> THE TASK: Drop every picture. Then return, exactly, the lines from the beginning of the listing below through the one containing "gray_y = [4.3, -14, 5.8, 5.6, 19.3, 14.5, 15.2, 12.2]".

[START OF RECORDS SUPPLIED]

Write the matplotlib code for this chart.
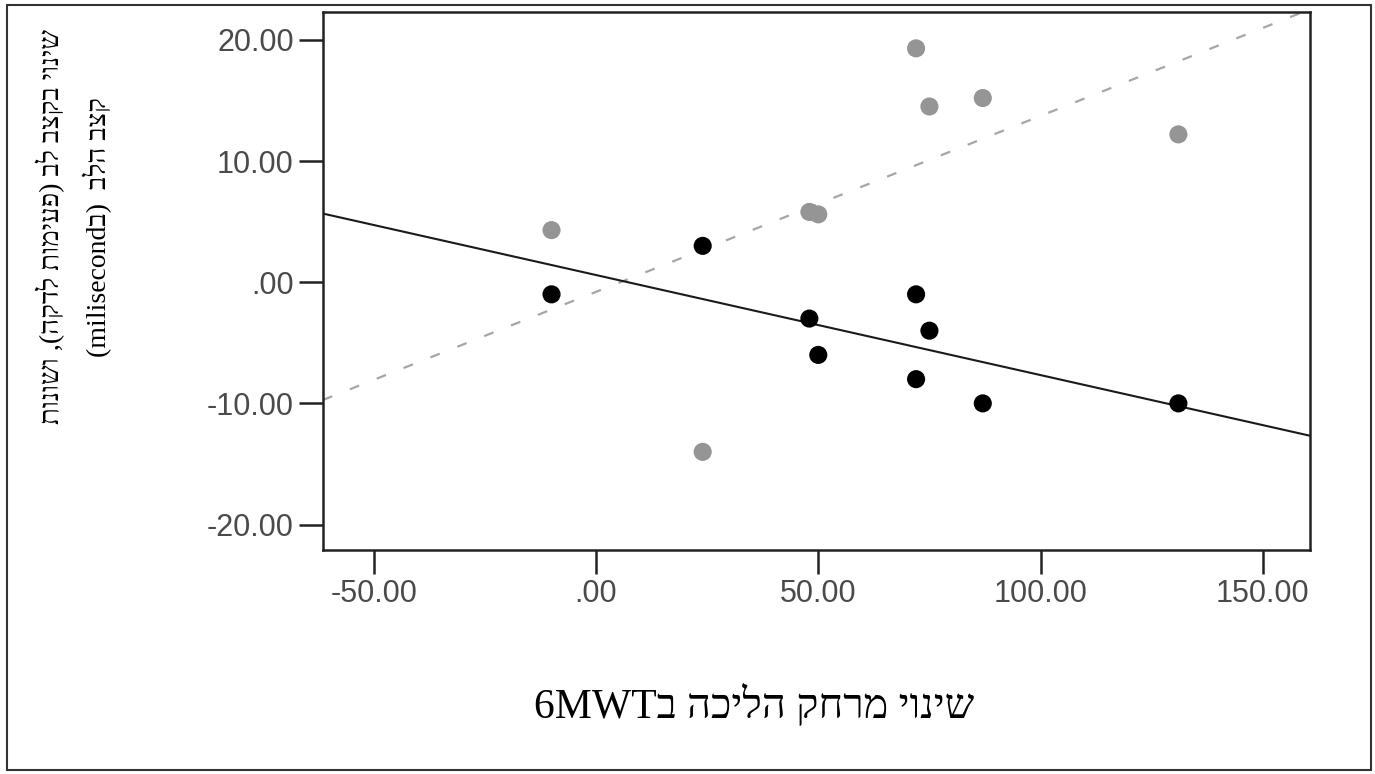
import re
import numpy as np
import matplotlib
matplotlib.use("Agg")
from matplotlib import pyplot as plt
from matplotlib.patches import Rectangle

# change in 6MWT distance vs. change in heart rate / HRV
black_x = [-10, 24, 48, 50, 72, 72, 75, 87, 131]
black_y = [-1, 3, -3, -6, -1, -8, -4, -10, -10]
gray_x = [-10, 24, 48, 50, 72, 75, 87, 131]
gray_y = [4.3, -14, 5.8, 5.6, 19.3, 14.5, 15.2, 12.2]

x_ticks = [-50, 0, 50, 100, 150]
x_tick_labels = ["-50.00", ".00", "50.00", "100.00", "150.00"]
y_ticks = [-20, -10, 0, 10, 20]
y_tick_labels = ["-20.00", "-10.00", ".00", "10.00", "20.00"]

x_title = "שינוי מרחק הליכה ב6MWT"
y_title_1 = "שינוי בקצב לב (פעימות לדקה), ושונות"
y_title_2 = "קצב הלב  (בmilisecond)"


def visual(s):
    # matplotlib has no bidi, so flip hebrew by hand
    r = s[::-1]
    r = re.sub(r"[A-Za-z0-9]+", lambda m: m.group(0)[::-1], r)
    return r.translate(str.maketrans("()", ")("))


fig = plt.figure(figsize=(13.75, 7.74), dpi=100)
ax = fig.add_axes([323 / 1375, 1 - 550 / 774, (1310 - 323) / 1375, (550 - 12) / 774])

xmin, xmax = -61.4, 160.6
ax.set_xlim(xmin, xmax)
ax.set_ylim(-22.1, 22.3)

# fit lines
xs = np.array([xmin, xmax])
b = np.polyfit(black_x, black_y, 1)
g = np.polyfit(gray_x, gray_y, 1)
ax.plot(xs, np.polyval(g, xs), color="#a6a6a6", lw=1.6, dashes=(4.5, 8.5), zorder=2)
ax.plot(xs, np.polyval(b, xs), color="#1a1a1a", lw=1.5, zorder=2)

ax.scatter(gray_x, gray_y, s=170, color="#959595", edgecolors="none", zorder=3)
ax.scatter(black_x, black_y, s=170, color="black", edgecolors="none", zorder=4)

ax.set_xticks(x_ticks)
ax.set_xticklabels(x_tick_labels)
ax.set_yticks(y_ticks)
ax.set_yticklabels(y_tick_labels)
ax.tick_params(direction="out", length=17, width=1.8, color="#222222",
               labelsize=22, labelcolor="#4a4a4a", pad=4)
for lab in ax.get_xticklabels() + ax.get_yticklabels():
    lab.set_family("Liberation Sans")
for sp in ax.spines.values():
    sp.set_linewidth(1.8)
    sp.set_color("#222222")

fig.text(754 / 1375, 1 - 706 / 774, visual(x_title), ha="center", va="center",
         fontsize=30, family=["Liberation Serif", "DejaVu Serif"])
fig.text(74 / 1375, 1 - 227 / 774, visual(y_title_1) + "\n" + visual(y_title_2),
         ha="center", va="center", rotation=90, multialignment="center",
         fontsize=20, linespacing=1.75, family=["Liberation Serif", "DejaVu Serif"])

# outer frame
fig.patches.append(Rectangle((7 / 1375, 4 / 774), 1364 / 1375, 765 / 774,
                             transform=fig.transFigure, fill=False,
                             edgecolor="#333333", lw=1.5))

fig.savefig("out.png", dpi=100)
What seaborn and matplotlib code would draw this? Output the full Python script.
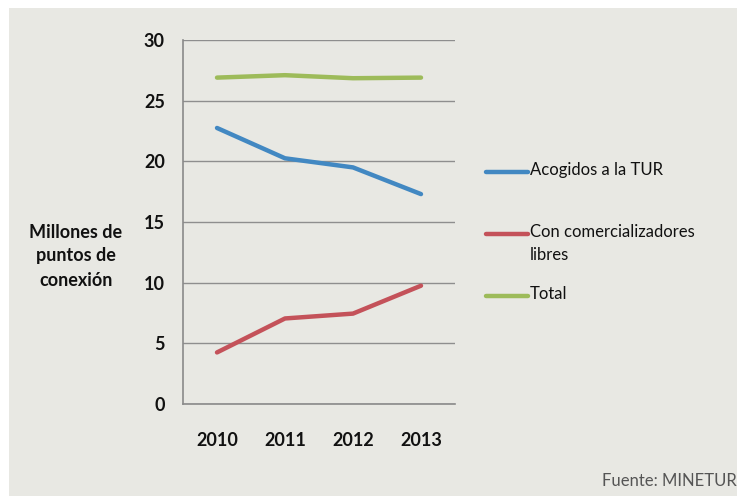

[END OF RECORDS SUPPLIED]

> TASK ANSWER:
Write the matplotlib code for this chart.
import re
import numpy as np
import matplotlib
matplotlib.use("Agg")
from matplotlib import pyplot as plt
from matplotlib.patches import Rectangle

# change in 6MWT distance vs. change in heart rate / HRV
black_x = [-10, 24, 48, 50, 72, 72, 75, 87, 131]
black_y = [-1, 3, -3, -6, -1, -8, -4, -10, -10]
gray_x = [-10, 24, 48, 50, 72, 75, 87, 131]
gray_y = [4.3, -14, 5.8, 5.6, 19.3, 14.5, 15.2, 12.2]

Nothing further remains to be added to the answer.